İnsan hakları örgütlerinin 2022’deki uyarılarına rağmen BM’nin bu şirketle sözleşmeyi iki yıl daha sürdürdüğü, böylece yardım sisteminden rejime milyonlarca dolar aktığı ortaya çıktı.

sednaya-10.jpg

Faysal Mikdad imzalı başka bir belge ise güvenlik şirketi çalışanlarının BM personelini istihbarat adına gözetlemekle görevlendirildiğini gösteriyor.
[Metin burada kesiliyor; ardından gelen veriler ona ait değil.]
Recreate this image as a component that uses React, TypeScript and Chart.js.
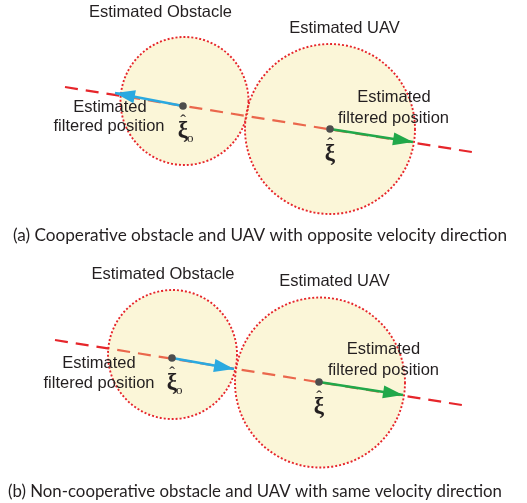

Bu durum, insani yardım ile güvenlik aygıtı arasındaki sınırın tamamen bulanıklaştığını ortaya koyuyor.

Belgeler ve onlara bağlı yeni bulgular temel alınarak, ICIJ ve ortakları, Suriyeli iş insanı ve Esed ailesinin bir üyesi olan Rami Mahluf’un Suriye içinde ve dışında sahip olduğu varlıkların ayrıntılı bir listesini de çıkardı. Böylece rejimin ekonomik ayağını oluşturan ağın da bir haritası ortaya konmuş oldu.